Function of vector space product to exterior power of that vector space Let $W$ be a $n$-dimensional vector space with basis $w_1,...,w_n$ and $f:W\times W\rightarrow\bigwedge^2W$ with $f(x,y)=x\wedge y$.

1 For $n=3$, how do I express $f(aw_ 1+bw_2+cw_3,dw_ 1+ew_2+fw_3)$ in the basis vectors $\{w_1\wedge w_2,w_1\wedge w_3,w_2\wedge w_3\}$ of $\bigwedge^2W$?
  2 How do I prove that $f$ is surjective for $n=3$?
  3 How do I prove that $f$ is not surjective for $n=4$?

What I have done:
1 I know that $f(aw_ 1+bw_2+cw_3,dw_ 1+ew_2+fw_3)=aw_ 1+bw_2+cw_3\wedge dw_ 1+ew_2+fw_3$, but how do I express this in the basis vectors?
Is it $$(ad)w_1\wedge w_1+(ae)w_1\wedge w_2+(af)w_1\wedge w_3+(bd)w_2\wedge w_1+(be)w_2\wedge w_2+(bf)w_2\wedge w_3+(cd)w_3\wedge w_1+(ce)w_3\wedge w_2+(cf)w_3\wedge w_3=$$  $$(ae-bd)w_1\wedge w_2+(af-cd)w_1\wedge w_3+(bf-ce)w_2\wedge w_3?$$
2 I have no idea where to look for this question, unfortunately.
3 I think that I should find an element in $\bigwedge^2W$ that does not have an original in $W\times W$, which one could that be?
 A: For # 1:
You are correct here. This is just from bilinearity and skew-symmetry of the wedge product.
For # 2: Notice that what's going on here is the standard cross product in $\mathbb{R}^3$. Write the basis vectors of $\mathbb{R}^3$ as $w_1 = \vec{i} = \left<1,0,0\right>$, $w_2 = \vec{j} = \left<0,1,0\right>$ and $w_3 = \vec{k} = \left<0,0,1\right>$, and the standard basis vectors of $\bigwedge^2 \mathbb{R}^3$ (of which there are also three!) as $v_1 = w_2 \wedge w_3$, $v_2 = w_3 \wedge w_1 = -(w_1 \wedge w_3)$, and $v_3 = w_1 \wedge w_2$. If we abuse notation a little and also refer to $v_1,v_2,v_3$ as $\vec{i},\vec{j},\vec{k}$, then this is the standard fact about the cross product in $\mathbb{R}^3$ that $\vec{i} \times \vec{j} = \vec{k}$, $\vec{j} \times \vec{k} = \vec{i}$, $\vec{k} \times \vec{i} = \vec{j}$, etc...

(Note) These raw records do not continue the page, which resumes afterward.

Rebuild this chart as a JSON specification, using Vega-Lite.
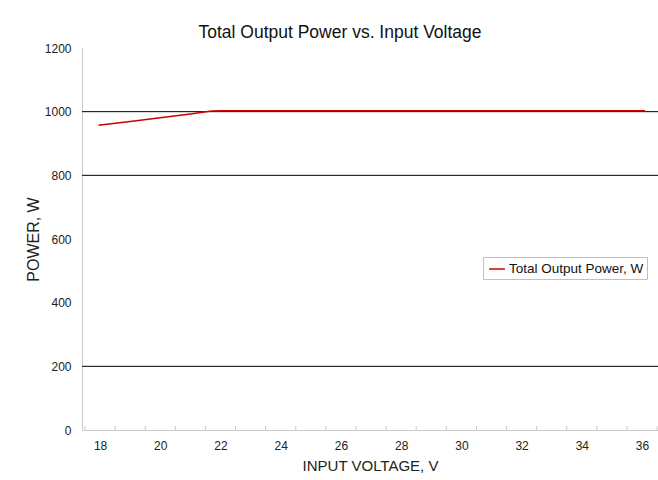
{
  "$schema": "https://vega.github.io/schema/vega-lite/v6.json",
  "autosize": {"type": "none"},
  "width": 576,
  "height": 382,
  "padding": {"left": 82, "top": 48, "right": 0, "bottom": 50},
  "background": "white",
  "config": {
    "font": "Liberation Sans",
    "view": {"stroke": null},
    "axis": {"labelFont": "Liberation Sans", "titleFont": "Liberation Sans", "labelColor": "#222", "titleColor": "#222", "titleFontWeight": "normal", "labelFontSize": 12, "titleFontSize": 15}
  },
  "title": {"text": "Total Output Power vs. Input Voltage", "anchor": "middle", "frame": "group", "dx": -30, "offset": 1, "fontSize": 17.5, "fontWeight": "normal", "font": "Liberation Sans", "color": "#111"},
  "datasets": {
    "power": [
      {"voltage": 17.95, "power": 957, "series": "Total Output Power, W"},
      {"voltage": 19, "power": 969, "series": "Total Output Power, W"},
      {"voltage": 20, "power": 981, "series": "Total Output Power, W"},
      {"voltage": 21, "power": 993, "series": "Total Output Power, W"},
      {"voltage": 21.7, "power": 1002, "series": "Total Output Power, W"},
      {"voltage": 22, "power": 1003, "series": "Total Output Power, W"},
      {"voltage": 24, "power": 1003, "series": "Total Output Power, W"},
      {"voltage": 26, "power": 1003, "series": "Total Output Power, W"},
      {"voltage": 28, "power": 1003, "series": "Total Output Power, W"},
      {"voltage": 30, "power": 1003, "series": "Total Output Power, W"},
      {"voltage": 32, "power": 1003, "series": "Total Output Power, W"},
      {"voltage": 34, "power": 1003, "series": "Total Output Power, W"},
      {"voltage": 36.1, "power": 1003, "series": "Total Output Power, W"}
    ],
    "grid": [{"g": 200}, {"g": 800}, {"g": 1000}],
    "ticks": [
      {"t": 17.5}, {"t": 18.5}, {"t": 19.5}, {"t": 20.5}, {"t": 21.5}, {"t": 22.5}, {"t": 23.5}, {"t": 24.5}, {"t": 25.5}, {"t": 26.5},
      {"t": 27.5}, {"t": 28.5}, {"t": 29.5}, {"t": 30.5}, {"t": 31.5}, {"t": 32.5}, {"t": 33.5}, {"t": 34.5}, {"t": 35.5}, {"t": 36.5}
    ]
  },
  "layer": [
    {
      "data": {"name": "grid"},
      "mark": {"type": "rule", "color": "#000", "strokeWidth": 1},
      "encoding": {
        "y": {"field": "g", "type": "quantitative", "scale": {"domain": [0, 1200], "nice": false},
          "axis": {"title": "POWER, W", "titleFontSize": 16, "format": "d", "values": [0, 200, 400, 600, 800, 1000, 1200], "grid": false, "ticks": false, "labelPadding": 11, "titlePadding": 3, "domainColor": "#c8c8c8", "domainWidth": 1}}
      }
    },
    {
      "data": {"name": "ticks"},
      "mark": {"type": "rule", "color": "#c8c8c8", "strokeWidth": 1},
      "encoding": {
        "x": {"field": "t", "type": "quantitative"},
        "y": {"datum": 0, "type": "quantitative"},
        "y2": {"datum": 12}
      }
    },
    {
      "data": {"name": "power"},
      "mark": {"type": "line", "strokeWidth": 1.5, "interpolate": "linear"},
      "encoding": {
        "x": {"field": "voltage", "type": "quantitative", "scale": {"domain": [17.4, 36.53], "nice": false, "zero": false},
          "axis": {"title": "INPUT VOLTAGE, V", "values": [18, 20, 22, 24, 26, 28, 30, 32, 34, 36], "grid": false, "ticks": false, "labelPadding": 10, "titlePadding": 7, "domainColor": "#c8c8c8", "domainWidth": 1}},
        "y": {"field": "power", "type": "quantitative"},
        "color": {"field": "series", "type": "nominal", "scale": {"range": ["#cc0000"]},
          "legend": {"title": null, "orient": "none", "legendX": 401, "legendY": 209, "strokeColor": "#c0c0c0", "padding": 3, "fillColor": "white", "symbolType": "stroke", "symbolSize": 250, "symbolStrokeWidth": 1.5, "labelFontSize": 13.5, "labelFont": "Liberation Sans", "labelColor": "#111", "symbolOffset": 2, "labelOffset": 3}}
      }
    }
  ]
}
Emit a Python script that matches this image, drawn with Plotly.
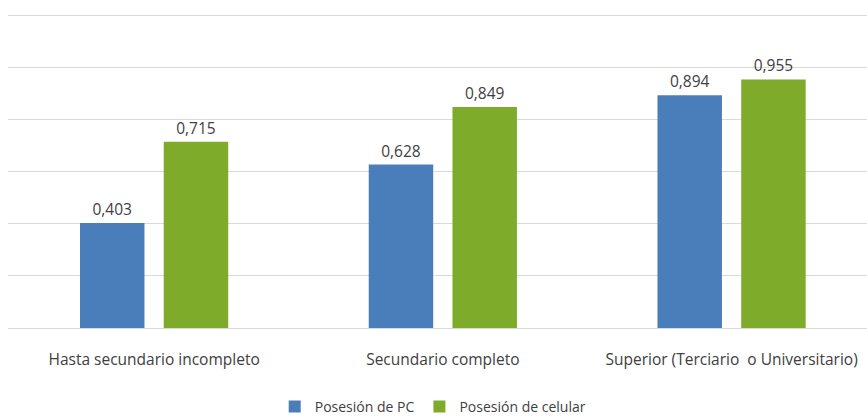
import plotly.graph_objects as go

categories = ["Hasta secundario incompleto", "Secundario completo", "Superior (Terciario  o Universitario)"]
pc_values = [0.403, 0.628, 0.894]
cel_values = [0.715, 0.849, 0.955]
series_names = ["Posesión de PC", "Posesión de celular"]

def fmt(v):
    return f"{v:.3f}".replace(".", ",")

BLUE = "#4A7EBB"
GREEN = "#7FAB2B"
TXT = "#404040"
FONT = "Open Sans"

fig = go.Figure()
for name, vals, col in [(series_names[0], pc_values, BLUE), (series_names[1], cel_values, GREEN)]:
    fig.add_trace(go.Bar(
        x=categories, y=vals, name=name, marker_color=col, marker_line_width=0,
        text=[fmt(v) for v in vals], textposition="outside", cliponaxis=False,
        textfont=dict(color=TXT, size=15.5, family=FONT),
    ))

H = 416
T = 13
B = 25
fig.update_layout(
    width=867, height=H,
    margin=dict(l=8, r=0, t=T, b=B),
    paper_bgcolor="white", plot_bgcolor="white",
    barmode="group", bargap=0.42, bargroupgap=0.23,
    font=dict(family=FONT, color=TXT, size=14),
    showlegend=True,
    legend=dict(orientation="h", x=0.495, xanchor="center",
                yref="container", y=(H - 407) / H, yanchor="middle",
                font=dict(size=14, color=TXT), itemwidth=30, traceorder="normal"),
)
fig.update_xaxes(range=[-0.506, 2.469], showgrid=False, showline=False, zeroline=False,
                 ticks="outside", ticklen=17, tickcolor="rgba(0,0,0,0)", automargin=False,
                 tickfont=dict(size=15.5, color=TXT, family=FONT))
fig.update_yaxes(range=[0, 1.21], dtick=0.2, showticklabels=False, gridcolor="#D9D9D9",
                 domain=[(H - B - 328) / (H - T - B), 1], automargin=False,
                 gridwidth=1, zeroline=True, zerolinecolor="#D9D9D9", zerolinewidth=1, showline=False)

fig.write_html("out.html")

The moral of the story is that your map $f$ is surjective because for any vector $v \in \mathbb{R}^3$, you can find two other vectors $u,w$ so that $u \times w = v$. 
For #3: You are right. You should find an element of $\bigwedge^2 \mathbb{R}^4$ (which is $\binom{4}{2}=6$-dimensional) which has no pre-image under $f$. Here's an idea (though not a complete solution): Take generic elements $v_1 = \sum_{i=1}^4 a_i w_i$ and $v_2 = \sum_{j=1}^4 b_j w_j$ (where $w_i$ is the standard basis as above), and look at what the wedge looks like:
$$
\begin {eqnarray}
v_1 \wedge v_2 &=& \sum_{i,j} a_ib_j \, w_i \wedge w_j \\
               &=& \sum_{i<j} (a_ib_j - a_jb_i) \, w_i \wedge w_j
\end {eqnarray}
$$
Here is one way to think about what this means: the components/coordinates of the product are all the two-by-two minors/sub-determinants of the 2-by-4 matrix whose rows are $v_1 = (a_1,\dots,a_4)$ and $v_2 = (b_1,\dots,b_4)$. So try to come up with six numbers which cannot be obtained in this way; that is, find 6 numbers which ARE NOT the minors of any 2-by-4 matrix.